Standard test conditions are those conditions which shall apply to transmitting equipment while it is being tested for minimum requirements. Where no special conditions are called for in the tests, the conditions shall be those specified by the manufacturer for normal operation and these shall be stated in the test report.

3.2 Standard Test Voltage

The standard test voltage shall be one of the rated power supply voltages specified by the manufacturer.

3.3 Standard Temperature

The standard temperature shall be 20°C, ±5°. Actual temperature shall be recorded in the test report.

3.4 Standard Test Load

The standard test load shall have a resistive impedance characteristic and be capable of dissipating the output power of the transmitting equipment. At the test frequency, the resistive component of the test load shall be within 5% of the load impedance into which the transmitting equipment was designed to operate. Any reactive component of the test load shall not be greater than 5% of the resistive component over the range of ±100 kHz from the test frequency.

3.5 Standard Test Frequencies

The standard test frequencies shall be the carrier frequency of the channel on which the transmitting equipment is designed to operate. For transmitting equipment capable of operating on any one channel in the 88-108 MHz band, tests shall be made on two channels, one near each end of the band.
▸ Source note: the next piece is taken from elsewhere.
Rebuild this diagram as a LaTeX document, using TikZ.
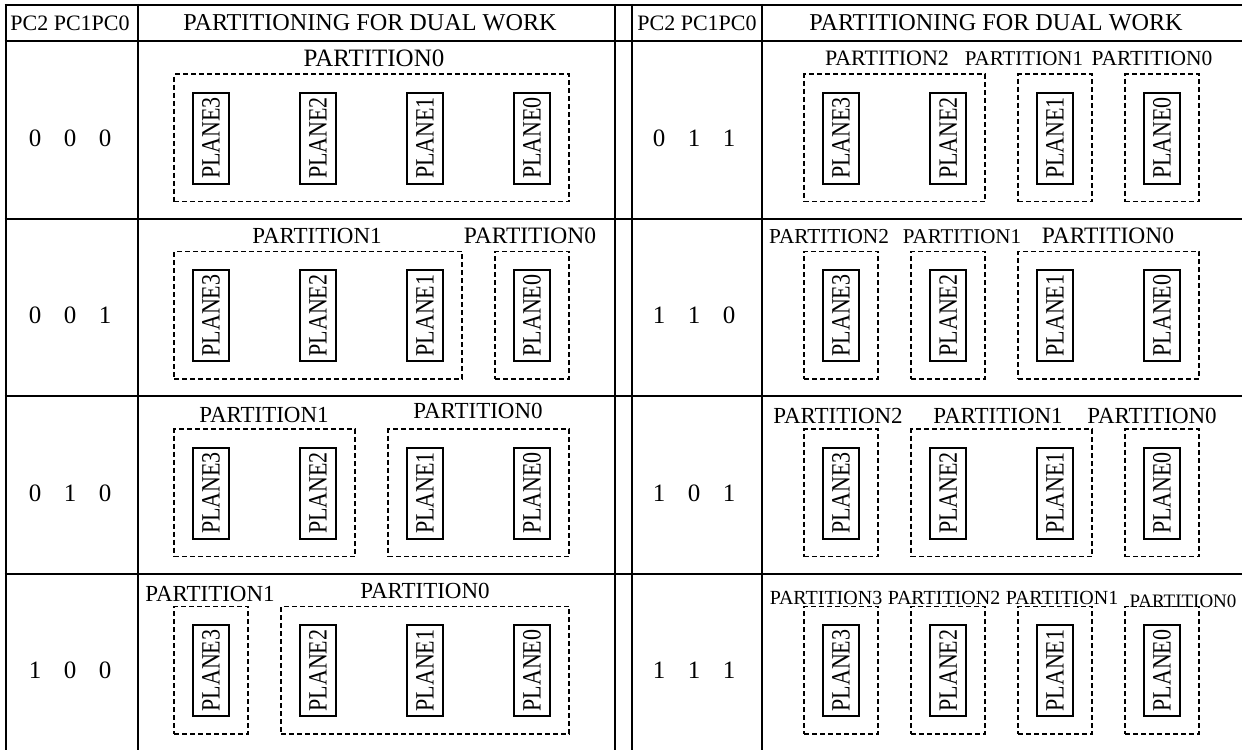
\documentclass[tikz,border=0pt]{standalone}
\usepackage{fontspec}
\setmainfont{Liberation Serif}
\usetikzlibrary{fit,calc}
\newcommand\fs[1]{\fontsize{#1}{#1}\selectfont}
\newcommand\pl[1]{\rotatebox{90}{\scalebox{1}[1.2]{#1}}}
\newcommand\planerow[3]{%
  \node[plane] (#1p3) at (#2,#3) {\pl{PLANE3}};
  \node[plane] (#1p2) at ({#2+107},#3) {\pl{PLANE2}};
  \node[plane] (#1p1) at ({#2+214},#3) {\pl{PLANE1}};
  \node[plane] (#1p0) at ({#2+321},#3) {\pl{PLANE0}};}
\newcommand\pbox[3]{%
  \coordinate (#1nw) at ($(#2.north west)+(-18,-17.5)$);
  \coordinate (#1se) at ($(#3.south east)+(18,17)$);
  \node[partbox, fit={(#1nw) (#1se)}] (#1) {};}
\tikzset{
  gridline/.style={line width=2pt},
  plane/.style={draw, line width=2pt, minimum width=36pt, minimum height=91pt, inner sep=0pt, font=\fs{22}},
  partbox/.style={draw, dash pattern=on 5pt off 3pt, line width=1.8pt, inner sep=0pt},
  lbl/.style={anchor=base, inner sep=0pt},
  digit/.style={inner sep=0pt, font=\fs{25}},
}
\begin{document}
\begin{tikzpicture}[x=1pt,y=-1pt]
\useasboundingbox[fill=white] (0,0) rectangle (1242,750);
% grid
\foreach \yy in {4.7,41,218.5,396,573.5}{\draw[gridline] (4.6,\yy) -- (1242,\yy);}
\foreach \xx in {5.5,138,615,632,762}{\draw[gridline] (\xx,3.8) -- (\xx,750);}
% headers
\node[lbl, font=\fs{22}] (hpcL) at (70,30.5) {PC2 PC1PC0};
\node[lbl, font=\fs{24.2}] (htL) at (370,30.5) {PARTITIONING FOR DUAL WORK};
\node[lbl, font=\fs{22}] (hpcR) at (697,30.5) {PC2 PC1PC0};
\node[lbl, font=\fs{24.2}] (htR) at (996,30.5) {PARTITIONING FOR DUAL WORK};
% digits
\foreach \r/\y/\a/\b/\c in {1/138/0/0/0,2/315.5/0/0/1,3/493/0/1/0,4/670.5/1/0/0}{
  \node[digit] (dL\r a) at (35,\y) {\a};
  \node[digit] (dL\r b) at (70,\y) {\b};
  \node[digit] (dL\r c) at (105,\y) {\c};}
\foreach \r/\y/\a/\b/\c in {1/138/0/1/1,2/315.5/1/1/0,3/493/1/0/1,4/670.5/1/1/1}{
  \node[digit] (dR\r a) at (659,\y) {\a};
  \node[digit] (dR\r b) at (694,\y) {\b};
  \node[digit] (dR\r c) at (729,\y) {\c};}
% planes
\planerow{La}{211}{138}
\planerow{Lb}{211}{315.5}
\planerow{Lc}{211}{493}
\planerow{Ld}{211}{670.5}
\planerow{Ra}{841}{138}
\planerow{Rb}{841}{315.5}
\planerow{Rc}{841}{493}
\planerow{Rd}{841}{670.5}
% row 1 left 000
\pbox{La0}{Lap3}{Lap0}
\node[lbl, font=\fs{25}] (tLa0) at (374,66.5) {PARTITION0};
% row 2 left 001
\pbox{Lb1}{Lbp3}{Lbp1}
\pbox{Lb0}{Lbp0}{Lbp0}
\node[lbl, font=\fs{23}] (tLb1) at (317,243.5) {PARTITION1};
\node[lbl, font=\fs{23.5}] (tLb0) at (530,243.5) {PARTITION0};
% row 3 left 010
\pbox{Lc1}{Lcp3}{Lcp2}
\pbox{Lc0}{Lcp1}{Lcp0}
\node[lbl, font=\fs{23}] (tLc1) at (264,422) {PARTITION1};
\node[lbl, font=\fs{23}] (tLc0) at (478,418) {PARTITION0};
% row 4 left 100
\pbox{Ld1}{Ldp3}{Ldp3}
\pbox{Ld0}{Ldp2}{Ldp0}
\node[lbl, font=\fs{23}] (tLd1) at (210,601) {PARTITION1};
\node[lbl, font=\fs{23}] (tLd0) at (425,598) {PARTITION0};
% row 1 right 011
\pbox{Ra2}{Rap3}{Rap2}
\pbox{Ra1}{Rap1}{Rap1}
\pbox{Ra0}{Rap0}{Rap0}
\node[lbl, font=\fs{22}] (tRa2) at (887,65) {PARTITION2};
\node[lbl, font=\fs{21}] (tRa1) at (1024,65) {PARTITION1};
\node[lbl, font=\fs{21.5}] (tRa0) at (1152,65) {PARTITION0};
% row 2 right 110
\pbox{Rb2}{Rbp3}{Rbp3}
\pbox{Rb1}{Rbp2}{Rbp2}
\pbox{Rb0}{Rbp1}{Rbp0}
\node[lbl, font=\fs{21.3}] (tRb2) at (829,243.5) {PARTITION2};
\node[lbl, font=\fs{21}] (tRb1) at (962,243.5) {PARTITION1};
\node[lbl, font=\fs{23.5}] (tRb0) at (1108,243.5) {PARTITION0};
% row 3 right 101
\pbox{Rc2}{Rcp3}{Rcp3}
\pbox{Rc1}{Rcp2}{Rcp1}
\pbox{Rc0}{Rcp0}{Rcp0}
\node[lbl, font=\fs{23}] (tRc2) at (838,423) {PARTITION2};
\node[lbl, font=\fs{23}] (tRc1) at (998,423) {PARTITION1};
\node[lbl, font=\fs{23}] (tRc0) at (1152,423) {PARTITION0};
% row 4 right 111
\pbox{Rd3}{Rdp3}{Rdp3}
\pbox{Rd2}{Rdp2}{Rdp2}
\pbox{Rd1}{Rdp1}{Rdp1}
\pbox{Rd0}{Rdp0}{Rdp0}
\node[lbl, font=\fs{20}] (tRd3) at (826,604.5) {PARTITION3};
\node[lbl, font=\fs{20}] (tRd2) at (944,604.5) {PARTITION2};
\node[lbl, font=\fs{20}] (tRd1) at (1062,604.5) {PARTITION1};
\node[lbl, font=\fs{19}] (tRd0) at (1183,607) {PARTITION0};
\end{tikzpicture}
\end{document}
The test frequencies shall be stated in the test report.

3.6 Standard Test Input Signal

The standard audio test signal shall be a 400 Hz sine wave.

3.7 Standard Test Equipment

All measurements shall be made with instruments having sufficient accuracy to ensure that errors due to test instrumentation are not appreciable.

3.8 Standard Test Set-up

Unless otherwise specified, all tests shall be made with the carrier at rated power output and modulated with the standard test input signal.

3.9 Warm-up Time

The transmitting equipment and test instrumentation shall be switched on at least 30 minutes before any test is started.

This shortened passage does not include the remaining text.